>> BEGIN Material
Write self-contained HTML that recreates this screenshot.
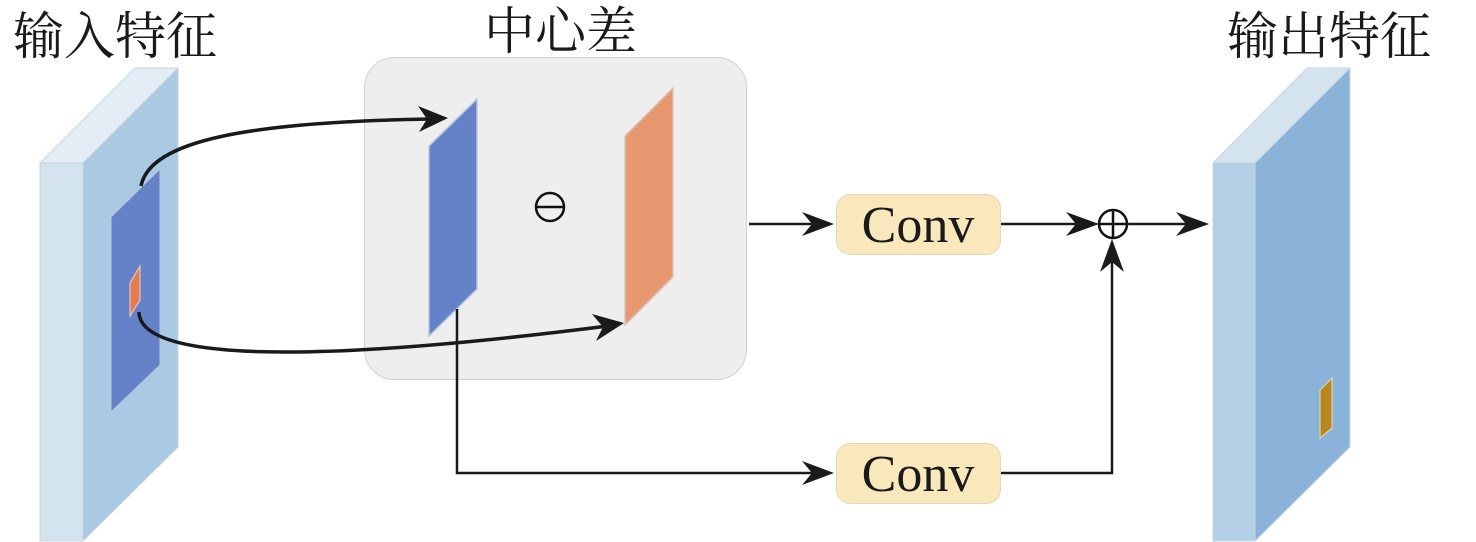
<!DOCTYPE html>
<html><head><meta charset="utf-8"><style>
html,body{margin:0;padding:0;background:#fff;width:1476px;height:542px;overflow:hidden}
svg{display:block}
text.t{font-family:"Liberation Serif","Noto Serif CJK SC",serif;font-size:51px;fill:#1a1a1a}
text.c{font-family:"Liberation Serif",serif;font-size:52px;fill:#1a1a1a}
</style></head><body>
<svg width="1476" height="542" viewBox="0 0 1476 542" xmlns="http://www.w3.org/2000/svg">
<text class="t" x="13" y="54">输入特征</text>
<text class="t" x="484" y="49">中心差</text>
<text class="t" x="1227" y="54">输出特征</text>

<!-- input block -->
<polygon points="40,163 83,163 178,68 135,68" fill="#e3edf5" stroke="#c9d4dc" stroke-width="1"/>
<polygon points="83,163 178,68 178,447 83,541" fill="#a9cae2" stroke="#c9d4dc" stroke-width="1"/>
<rect x="40" y="163" width="43" height="378" fill="#d4e4ef" stroke="#c9d4dc" stroke-width="1"/>
<polygon points="111,217 160,169 160,365 111,412" fill="#6581c7" stroke="#b9c6de" stroke-width="1"/>
<polygon points="130,283 140,266 140,300 130,316" fill="#e37c50" stroke="#f0d0c0" stroke-width="1"/>

<!-- center box -->
<rect x="364.5" y="57.5" width="382" height="322" rx="30" fill="#eeeeee" stroke="#d0d0d0" stroke-width="1"/>
<polygon points="429,146 477,99 477,289 429,336" fill="#6581c7" stroke="#b9c6de" stroke-width="1.5"/>
<polygon points="625,136 673,88 673,277 625,325" fill="#e79870" stroke="#d9c4bb" stroke-width="1.5"/>
<circle cx="550" cy="207" r="14" fill="none" stroke="#111" stroke-width="2.5"/>
<line x1="536" y1="207" x2="564" y2="207" stroke="#111" stroke-width="2.5"/>

<!-- curves -->
<path d="M141,186 C150,140 250,122 432,119" fill="none" stroke="#1a1a1a" stroke-width="3.5"/>
<polygon points="448,118 418,106 427,119 419,132" fill="#1a1a1a"/>
<path d="M139,312 C140,360 300,365 608,326" fill="none" stroke="#1a1a1a" stroke-width="3.5"/>
<polygon points="624,323 592,314 603,327 596,341" fill="#1a1a1a"/>

<!-- lower path -->
<polyline points="457,309 457,473 820,473" fill="none" stroke="#1a1a1a" stroke-width="2.5"/>
<polygon points="834,473 802,461 812,473 802,485" fill="#1a1a1a"/>

<!-- top row -->
<line x1="749" y1="224" x2="820" y2="224" stroke="#1a1a1a" stroke-width="2.5"/>
<polygon points="834,224 802,212 812,224 802,236" fill="#1a1a1a"/>
<rect x="836.5" y="194.5" width="164" height="60" rx="14" fill="#f9e8bb" stroke="#e3d8b8" stroke-width="1"/>
<text class="c" x="918" y="242" text-anchor="middle">Conv</text>
<rect x="836.5" y="443.5" width="164" height="60" rx="14" fill="#f9e8bb" stroke="#e3d8b8" stroke-width="1"/>
<text class="c" x="918" y="491" text-anchor="middle">Conv</text>

<line x1="1001" y1="224" x2="1085" y2="224" stroke="#1a1a1a" stroke-width="2.5"/>
<polygon points="1099,224 1066,212 1076,224 1066,236" fill="#1a1a1a"/>
<circle cx="1113" cy="224" r="14" fill="none" stroke="#111" stroke-width="2.5"/>
<line x1="1099" y1="224" x2="1127" y2="224" stroke="#111" stroke-width="2.5"/>
<line x1="1113" y1="210" x2="1113" y2="238" stroke="#111" stroke-width="2.5"/>
<line x1="1127" y1="224" x2="1195" y2="224" stroke="#1a1a1a" stroke-width="2.5"/>
<polygon points="1209,224 1176,212 1186,224 1176,236" fill="#1a1a1a"/>
<polyline points="1001,473 1112,473 1112,252" fill="none" stroke="#1a1a1a" stroke-width="2.5"/>
<polygon points="1112,239 1100,272 1112,262 1124,272" fill="#1a1a1a"/>

<!-- output block -->
<polygon points="1213,163 1255,163 1350,68 1307,68" fill="#d4e4ef" stroke="#c9d4dc" stroke-width="1"/>
<polygon points="1255,163 1350,68 1350,447 1255,541" fill="#8bb3d9" stroke="#c9d4dc" stroke-width="1"/>
<rect x="1213" y="163" width="42" height="378" fill="#b3cfe6" stroke="#c9d4dc" stroke-width="1"/>
<polygon points="1320,390 1332,378 1332,428 1320,438" fill="#b8871f" stroke="#e8dcb0" stroke-width="1"/>
</svg>
</body></html>
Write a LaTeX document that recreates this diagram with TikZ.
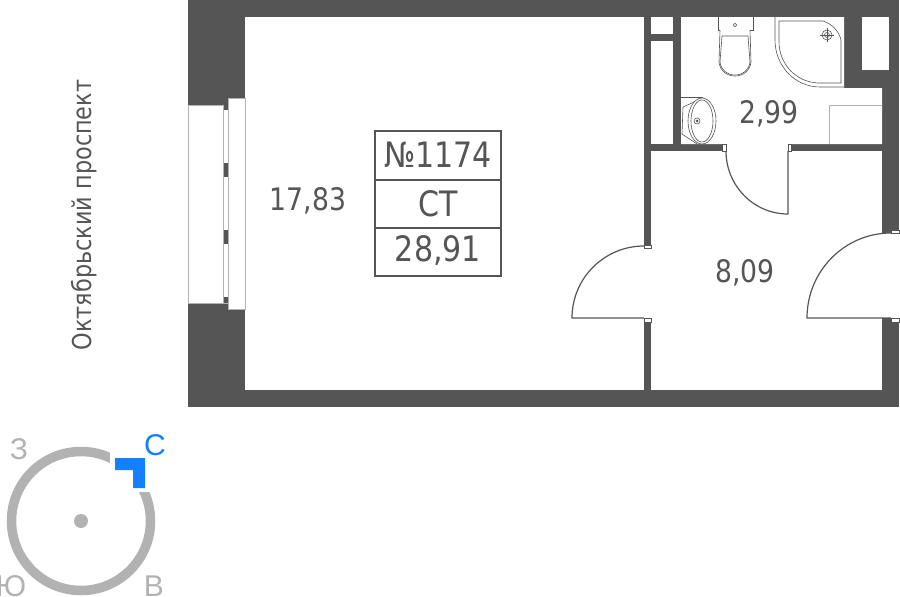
\documentclass[tikz,border=0pt]{standalone}
\usepackage{fontspec}
\setmainfont[FakeStretch=0.86]{DejaVu Sans}
\newfontfamily\compassfont{Liberation Sans}
\definecolor{wallgray}{HTML}{555555}
\definecolor{ringgray}{HTML}{B2B2B2}
\definecolor{northblue}{HTML}{147FFF}
\begin{document}
\begin{tikzpicture}[x=1pt,y=-1pt]
		\tikzstyle{room}=[fill=white,draw=none]
		\tikzstyle{thin}=[draw=wallgray,line width=1.2pt]
		\tikzstyle{fixture}=[draw=wallgray,line width=0.6pt,fill=white]
		\tikzstyle{jamb}=[draw=wallgray,line width=0.8pt,fill=white]
		\tikzstyle{pane}=[draw=ringgray,line width=1pt,fill=white]
		\tikzstyle{area}=[text=wallgray,font=\fontsize{31}{31}\selectfont]
		\tikzstyle{boxed}=[text=wallgray,font=\fontsize{35}{35}\selectfont]
		\tikzstyle{side}=[text=ringgray,font=\compassfont\fontsize{30}{30}\selectfont]
		\useasboundingbox (0,0) rectangle (900,597);

		\fill[wallgray] (188,0) rectangle (899,407);
		\fill[room] (245,17) rectangle (644,390);
		\fill[room] (651,151) rectangle (882,390);
		\fill[room] (651,17) rectangle (673,34);
		\fill[room] (651,41) rectangle (673,144);
		\fill[room] (681,17) -- (844,17) -- (844,88) -- (882,88) -- (882,144) -- (681,144) -- cycle;
		\fill[room] (862,17) rectangle (889,70);
		\fill[room] (644,248) rectangle (651,318);
		\fill[room] (882,233) rectangle (900,318);
		\fill[room] (726,144) rectangle (788,151);

		\draw[pane] (223,105) rectangle (228,303);
		\fill[wallgray] (223,105) rectangle (228,110);
		\fill[wallgray] (223,163) rectangle (228,177);
		\fill[wallgray] (223,230) rectangle (228,244);
		\fill[wallgray] (223,297) rectangle (228,303);
		\draw[pane] (188,105) rectangle (223,303);
		\draw[pane] (228,98) rectangle (245,309);

		\draw[jamb] (644,245) rectangle (651,248);
		\draw[jamb] (644,318) rectangle (651,322);
		\draw[jamb] (891,230) rectangle (899,233);
		\draw[jamb] (891,318) rectangle (899,322);
		\draw[jamb] (722,144) rectangle (726,151);
		\draw[jamb] (788,144) rectangle (791,151);
		\draw[thin] (644,318) -- (572,318) arc (180:270:72);
		\draw[thin] (891,318) -- (807,318) arc (180:270:84 and 85);
		\draw[thin] (788,151) -- (788,214) arc (90:180:62 and 63);

		\draw[fixture] (718,17) -- (718,30) -- (753,30) -- (753,17);
		\draw[fixture] (735,25) circle (1.8);
		\draw[fixture] (720,30) -- (719,62) .. controls (720,71) and (727,76) .. (735,76) .. controls (743,76) and (750,71) .. (751,62) -- (750,30);
		\draw[fixture] (722,36) -- (748,36) -- (750,62) .. controls (749,70) and (743,75) .. (735,75) .. controls (727,75) and (721,70) .. (720,62) -- cycle;

		\draw[fixture] (775,17) -- (775,40) .. controls (775,66) and (795,87) .. (820,87) -- (844,87);
		\draw[fixture] (779,21) -- (823,21) .. controls (832,24) and (839,31) .. (841,40) -- (841,83) -- (818,83) .. controls (796,82) and (779,64) .. (779,42) -- cycle;
		\draw[fixture] (827,35) circle (5);
		\draw[fixture] (827,35) circle (2.5);
		\draw[wallgray,line width=0.6pt] (820,35) -- (834,35) (827,28) -- (827,42);

		\draw[fixture] (681,97) -- (703,97);
		\draw[fixture] (703,98) -- (683,107) -- (682,134) -- (697,144);
		\draw[fixture] (702,121) ellipse (14 and 23);
		\draw[fixture] (702,121) ellipse (11 and 21);
		\draw[fixture] (697,121) circle (3);
		\fill[wallgray] (697,121) circle (1.5);

		\draw[ringgray,line width=1pt] (829,144) -- (829,105) -- (882,105);

		\node[area] (living) at (308,201) {17,83};
		\node[area] (bath) at (769,114) {2,99};
		\node[area] (hall) at (745,273) {8,09};

		\draw[thin,fill=white] (375,131) rectangle (501,276);
		\draw[thin] (375,180) -- (501,180);
		\draw[thin] (375,228) -- (501,228);
		\node[boxed] (number) at (438,155) {№1174};
		\node[boxed] (type) at (438,204) {СТ};
		\node[boxed] (total) at (438,251) {28,91};

		\node[text=wallgray,rotate=90,font=\fontsize{26}{26}\selectfont] (street) at (84,215) {Октябрьский проспект};

		\draw[ringgray,line width=9.5pt] (81,521) circle (69.5);
		\fill[room] (110,440) rectangle (165,492);
		\fill[ringgray] (81,521) circle (7);
		\fill[northblue] (115,458) -- (145,458) -- (145,488) -- (133,488) -- (133,470) -- (115,470) -- cycle;
		\node[text=northblue,font=\compassfont\fontsize{30}{30}\selectfont] (north) at (155,445) {С};
		\node[side] (west) at (19,449) {З};
		\node[side] (south) at (11,586) {Ю};
		\node[side] (east) at (154,586) {В};
	\end{tikzpicture}
\end{document}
>> END Material
■ Problem requirements:
Your task is to transcribe exactly the lines starting at the line that contains "Write a LaTeX" and ending at the line that contains "(0,0) rectangle (900,597);", both included. Leave out the pictures.

■ Exercise response:
Write a LaTeX document that recreates this diagram with TikZ.
\documentclass[tikz,border=0pt]{standalone}
\usepackage{fontspec}
\setmainfont[FakeStretch=0.86]{DejaVu Sans}
\newfontfamily\compassfont{Liberation Sans}
\definecolor{wallgray}{HTML}{555555}
\definecolor{ringgray}{HTML}{B2B2B2}
\definecolor{northblue}{HTML}{147FFF}
\begin{document}
\begin{tikzpicture}[x=1pt,y=-1pt]
		\tikzstyle{room}=[fill=white,draw=none]
		\tikzstyle{thin}=[draw=wallgray,line width=1.2pt]
		\tikzstyle{fixture}=[draw=wallgray,line width=0.6pt,fill=white]
		\tikzstyle{jamb}=[draw=wallgray,line width=0.8pt,fill=white]
		\tikzstyle{pane}=[draw=ringgray,line width=1pt,fill=white]
		\tikzstyle{area}=[text=wallgray,font=\fontsize{31}{31}\selectfont]
		\tikzstyle{boxed}=[text=wallgray,font=\fontsize{35}{35}\selectfont]
		\tikzstyle{side}=[text=ringgray,font=\compassfont\fontsize{30}{30}\selectfont]
		\useasboundingbox (0,0) rectangle (900,597);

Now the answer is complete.